◆ **TASK DIRECTIONS**:
Only the lines from the start of the data to the line containing "(0,0) rectangle (935,472);", both included, should be output, exactly and without pictures.
···
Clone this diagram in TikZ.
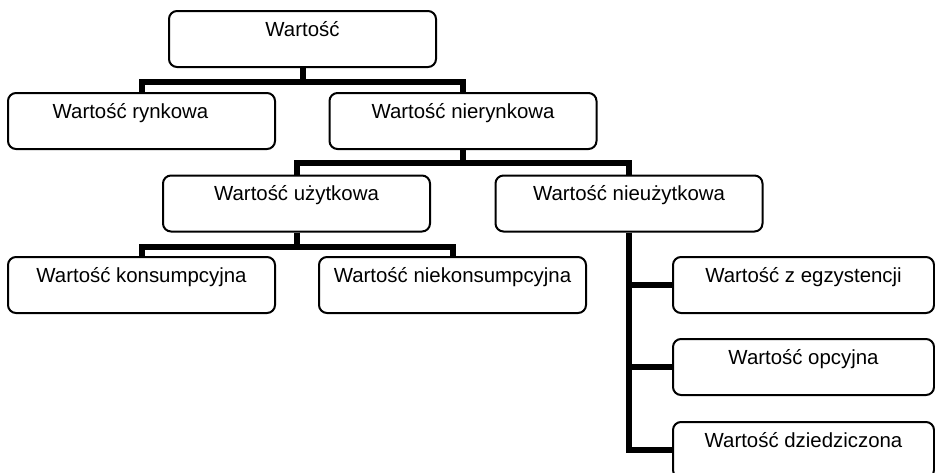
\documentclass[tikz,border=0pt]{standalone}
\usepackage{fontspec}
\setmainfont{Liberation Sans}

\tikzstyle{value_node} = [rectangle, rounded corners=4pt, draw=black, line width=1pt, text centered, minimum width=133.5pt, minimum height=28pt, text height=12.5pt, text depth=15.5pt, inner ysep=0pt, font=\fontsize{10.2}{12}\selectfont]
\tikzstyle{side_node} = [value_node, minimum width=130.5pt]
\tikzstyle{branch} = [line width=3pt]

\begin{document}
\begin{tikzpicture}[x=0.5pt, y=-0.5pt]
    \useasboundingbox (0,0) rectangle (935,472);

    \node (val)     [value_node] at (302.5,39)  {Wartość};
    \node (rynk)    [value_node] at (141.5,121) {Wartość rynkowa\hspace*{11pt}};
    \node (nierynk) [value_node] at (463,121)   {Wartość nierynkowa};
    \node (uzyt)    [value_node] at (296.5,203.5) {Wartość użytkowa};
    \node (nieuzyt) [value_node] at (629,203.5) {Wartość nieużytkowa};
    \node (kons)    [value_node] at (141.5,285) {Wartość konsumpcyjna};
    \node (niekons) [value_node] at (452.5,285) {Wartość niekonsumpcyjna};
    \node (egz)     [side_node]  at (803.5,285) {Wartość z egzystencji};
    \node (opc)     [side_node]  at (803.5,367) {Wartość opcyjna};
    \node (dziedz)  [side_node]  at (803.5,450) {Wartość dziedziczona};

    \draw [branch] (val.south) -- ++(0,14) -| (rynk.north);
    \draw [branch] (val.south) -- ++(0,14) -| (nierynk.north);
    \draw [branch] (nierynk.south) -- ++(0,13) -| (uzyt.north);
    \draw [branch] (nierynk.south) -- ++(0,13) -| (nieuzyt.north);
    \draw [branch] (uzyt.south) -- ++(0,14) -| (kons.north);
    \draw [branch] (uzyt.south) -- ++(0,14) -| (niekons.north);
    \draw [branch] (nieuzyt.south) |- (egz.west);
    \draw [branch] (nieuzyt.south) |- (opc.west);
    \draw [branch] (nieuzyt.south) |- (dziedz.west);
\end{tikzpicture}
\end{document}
···
◆ **ANSWER TO THE PROBLEM**:
Clone this diagram in TikZ.
\documentclass[tikz,border=0pt]{standalone}
\usepackage{fontspec}
\setmainfont{Liberation Sans}

\tikzstyle{value_node} = [rectangle, rounded corners=4pt, draw=black, line width=1pt, text centered, minimum width=133.5pt, minimum height=28pt, text height=12.5pt, text depth=15.5pt, inner ysep=0pt, font=\fontsize{10.2}{12}\selectfont]
\tikzstyle{side_node} = [value_node, minimum width=130.5pt]
\tikzstyle{branch} = [line width=3pt]

\begin{document}
\begin{tikzpicture}[x=0.5pt, y=-0.5pt]
    \useasboundingbox (0,0) rectangle (935,472);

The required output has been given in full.